Failure to Confide…
September 24, 1967
One of the urgent needs of our time is misunderstanding; and one of the ways to understand is to communicate. Understanding and communication are essential in all relationships of life: in marriage, in families, in business; among neighbors, among nations, and understanding especially in our own homes⎯understanding of those who are nearest to us, understanding between parents and children. Too many keep things too closely to themselves. One of the surest safeguards is for young people to confide in those to whom they are responsible; to share problems and experiences, plans and purposes; to account for where they are, for the company they keep. This isn’t an intrusion upon privacy, but a safeguard in a responsibility that God has given. There is wisdom in counsel; there is safety in counsel. There is heartache without it. Why should we shut out of our confidence those who have done the most for us, those who should mean the most to us, those who have given us life and cared for us and given us their love? Why should we sometimes seem to trust some quick acquaintance or someone who has no responsibility for us, in place of parents? Why should we brashly and stubbornly decide to go it alone in life?
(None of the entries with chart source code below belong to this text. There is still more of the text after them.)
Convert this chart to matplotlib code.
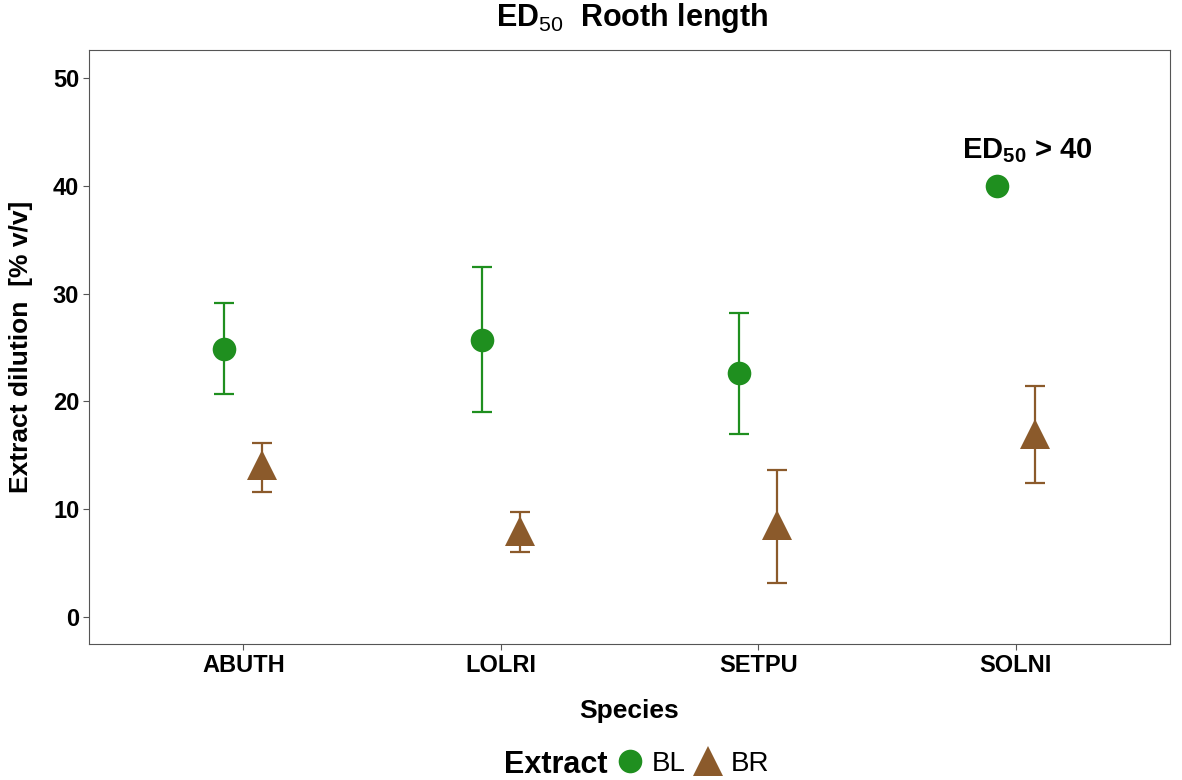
import numpy as np
import matplotlib
matplotlib.use("Agg")
import matplotlib.pyplot as plt
from matplotlib.lines import Line2D

plt.rcParams['font.family'] = ['Liberation Sans', 'DejaVu Sans']
plt.rcParams['mathtext.fontset'] = 'custom'
plt.rcParams['mathtext.rm'] = 'Liberation Sans'
plt.rcParams['mathtext.bf'] = 'Liberation Sans:bold'

species = ["ABUTH", "LOLRI", "SETPU", "SOLNI"]

# BL extract (green circles)
bl_mean = [24.9, 25.7, 22.6, 40.0]
bl_low = [20.7, 19.0, 17.0, np.nan]
bl_high = [29.1, 32.5, 28.2, np.nan]

# BR extract (brown triangles)
br_mean = [14.1, 8.0, 8.5, 17.0]
br_low = [11.6, 6.0, 3.2, 12.4]
br_high = [16.1, 9.7, 13.6, 21.4]

green = "#1f8f1f"
brown = "#8b5a2b"
dodge = 0.074

fig = plt.figure(figsize=(11.82, 7.80), dpi=100)
ax = fig.add_axes([89/1182, 1 - 644/780, 1081/1182, 594/780])

x = np.arange(1, len(species) + 1)


def draw(xs, mean, low, high, color, marker, ms):
    mean = np.array(mean)
    low = np.array(low)
    high = np.array(high)
    ok = ~np.isnan(low)
    ax.errorbar(xs[ok], mean[ok], yerr=[mean[ok] - low[ok], high[ok] - mean[ok]],
                fmt="none", ecolor=color, elinewidth=1.6, capsize=7, capthick=1.6,
                zorder=2)
    ax.plot(xs, mean, linestyle="none", marker=marker, ms=ms, color=color,
            markeredgewidth=0, zorder=3)


draw(x - dodge, bl_mean, bl_low, bl_high, green, "o", 17)
draw(x + dodge, br_mean, br_low, br_high, brown, "^", 21)

ax.text(4.045, 43.3, r"ED$_{\mathbf{50}}$ > 40", fontsize=21, fontweight="bold",
        ha="center", va="center")

ax.set_xlim(0.4, 4.6)
ax.set_ylim(-2.5, 52.6)
ax.set_xticks(x)
ax.set_xticklabels(species, fontsize=17, fontweight="bold")
ax.set_yticks(np.arange(0, 51, 10))
ax.set_yticklabels([str(v) for v in range(0, 51, 10)], fontsize=17, fontweight="bold")
ax.tick_params(length=4, color="#555555", width=0.8, pad=3)
for s in ax.spines.values():
    s.set_color("#555555")
    s.set_linewidth(0.8)

ax.set_xlabel("Species", fontsize=19, fontweight="bold")
ax.set_ylabel("Extract dilution  [% v/v]", fontsize=19, fontweight="bold")
ax.yaxis.set_label_coords(-0.052, 0.5)
ax.xaxis.set_label_coords(0.5, -0.092)

fig.text(632/1182, 1 - 18/780, r"ED$_{\mathrm{50}}$  Rooth length", fontsize=22,
         fontweight="bold", ha="center", va="center")

# legend at bottom
fig.text(608/1182, 1 - 765/780, "Extract", fontsize=22, fontweight="bold",
         ha="right", va="center")
handles = [Line2D([], [], linestyle="none", marker="o", ms=17, color=green, markeredgewidth=0),
           Line2D([], [], linestyle="none", marker="^", ms=21, color=brown, markeredgewidth=0)]
fig.legend(handles, ["BL", "BR"], loc="center left", bbox_to_anchor=(616/1182, 1 - 764/780),
           ncol=2, frameon=False, fontsize=20, handlelength=1.0, handletextpad=0.3,
           columnspacing=0.3, borderpad=0, borderaxespad=0)

fig.savefig("out.png", dpi=100)
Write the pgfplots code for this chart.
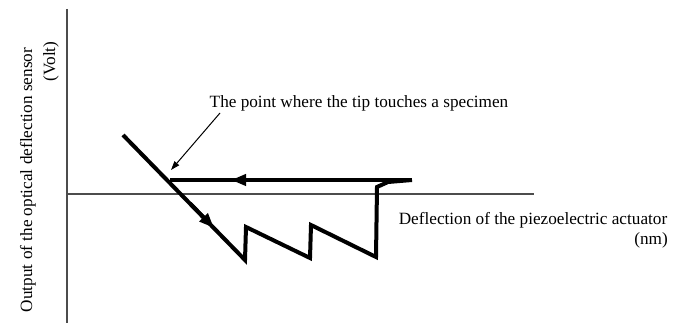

Part of the heritage we have is the experience of the past, which includes the experience of parents. Wise and responsible people take counsel with each other in many matters. And children make many mistakes that could have been prevented when they fail to confide in those who love them, in those who have the greatest interest in them. In counsel with parents, with families, with proved and seasoned friends⎯with those we can trust⎯there is safety and satisfaction, and assurance.